In her report, Ms. Geraud lists the hand-offs that delayed the incident response. She also shares the top five reasons for the extended time in remediating the data leak, as identified by the stakeholders she interviewed.
- Our InfoSec Team did not know about the unsecure data until our Help Desk got a spike in complaints from customers.
- Our IT Team forwarded the incident to the Director of IT who took longer than usual to reply because she was out of the office with a client. There was not an escalation process in place for handling sensitive data leaks.
- There was not an agreed upon procedure established for third parties to report, investigate, and handle data leaks, as well as an associated SLA including a timeframe to report progress and remedy.
- The third party did not have an internal process and procedure for escalating the report of a data leak, particularly when their CISO was out of the office.
- The third party did not have an agreed upon process and procedure for handling data leaks with their new Cloud provider.
Recommended next steps
Ms. Geraud worked with the CISO to develop the top 3 recommendations for next steps. These had to be actionable steps that management could take to the Board of Directors to ensure cybersecurity incidents like this would not end in a data breach costing the company millions. The company should act immediately to implement the following steps to prevent another data breach.
- Develop, document, and enforce processes and procedures for reporting and addressing data leaks that occur outside the IT perimeter.

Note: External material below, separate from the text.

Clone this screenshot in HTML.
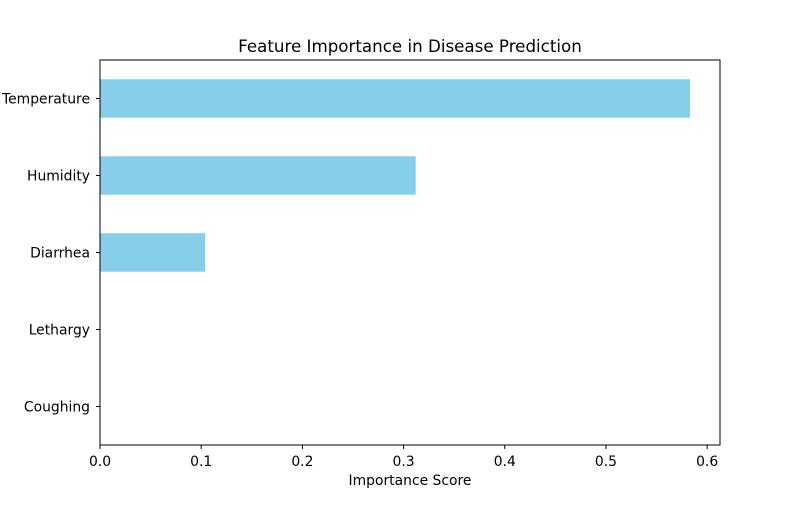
<!DOCTYPE html>
<html><head><meta charset="utf-8"><style>
body{margin:0;background:#fff;}
svg text{font-family:"DejaVu Sans","Liberation Sans",sans-serif;fill:#000;}
</style></head><body>
<svg id="chart" width="800" height="500" xmlns="http://www.w3.org/2000/svg">
<text x="410" y="52" font-size="16.7" text-anchor="middle">Feature Importance in Disease Prediction</text>
<g id="bars"></g>
<g id="xticks"></g>
<g id="yticks"></g>
<rect x="100" y="60" width="620" height="385" fill="none" stroke="#000" stroke-width="1"/>
<text x="410" y="485" font-size="13.9" text-anchor="middle">Importance Score</text>
</svg>
<script>
const categories = ["Temperature","Humidity","Diarrhea","Lethargy","Coughing"];
const values = [0.583, 0.312, 0.104, 0, 0];
const xTickLabels = ["0.0","0.1","0.2","0.3","0.4","0.5","0.6"];
const xTickValues = [0,0.1,0.2,0.3,0.4,0.5,0.6];

const L=100,R=720,T=60,B=445,XMAX=0.6127;
const ns="http://www.w3.org/2000/svg";
const xs=v=>L+v/XMAX*(R-L);
const step=(B-T)/categories.length;
const ys=i=>T+step*(i+0.5);
const bars=document.getElementById('bars');
categories.forEach((c,i)=>{
  const r=document.createElementNS(ns,'rect');
  r.setAttribute('x',xs(0));
  r.setAttribute('y',ys(i)-step*0.25);
  r.setAttribute('width',Math.max(0,xs(values[i])-xs(0)));
  r.setAttribute('height',step*0.5);
  r.setAttribute('fill','#87ceeb');
  
  
  bars.appendChild(r);
  const t=document.createElementNS(ns,'text');
  t.setAttribute('x',L-10);t.setAttribute('y',ys(i)+5);
  t.setAttribute('font-size','13.9');t.setAttribute('text-anchor','end');
  t.textContent=c;
  
  
  document.getElementById('yticks').appendChild(t);
  const l=document.createElementNS(ns,'line');
  l.setAttribute('x1',L-4);l.setAttribute('x2',L);l.setAttribute('y1',ys(i));l.setAttribute('y2',ys(i));
  l.setAttribute('stroke','#000');
  
  
  document.getElementById('yticks').appendChild(l);
});
xTickValues.forEach((v,i)=>{
  const l=document.createElementNS(ns,'line');
  l.setAttribute('x1',xs(v));l.setAttribute('x2',xs(v));l.setAttribute('y1',B);l.setAttribute('y2',B+4);
  l.setAttribute('stroke','#000');
  
  
  document.getElementById('xticks').appendChild(l);
  const t=document.createElementNS(ns,'text');
  t.setAttribute('x',xs(v));t.setAttribute('y',B+21);
  t.setAttribute('font-size','13.9');t.setAttribute('text-anchor','middle');
  t.textContent=xTickLabels[i];
  
  
  document.getElementById('xticks').appendChild(t);
});
</script>
</body></html>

- Develop, document, and enforce processes and procedures for managing the increased risk of data sharing data with third parties.
- Build a business case to buy or build the tools, skills and competencies to:
- Scan for leaks of sensitive data outside the enterprise’s perimeter, particularly addressing Cloud Applications and Connected Storage Devices.
- Remediate data leaks in one-third the time, thus reducing exposure and potential costs.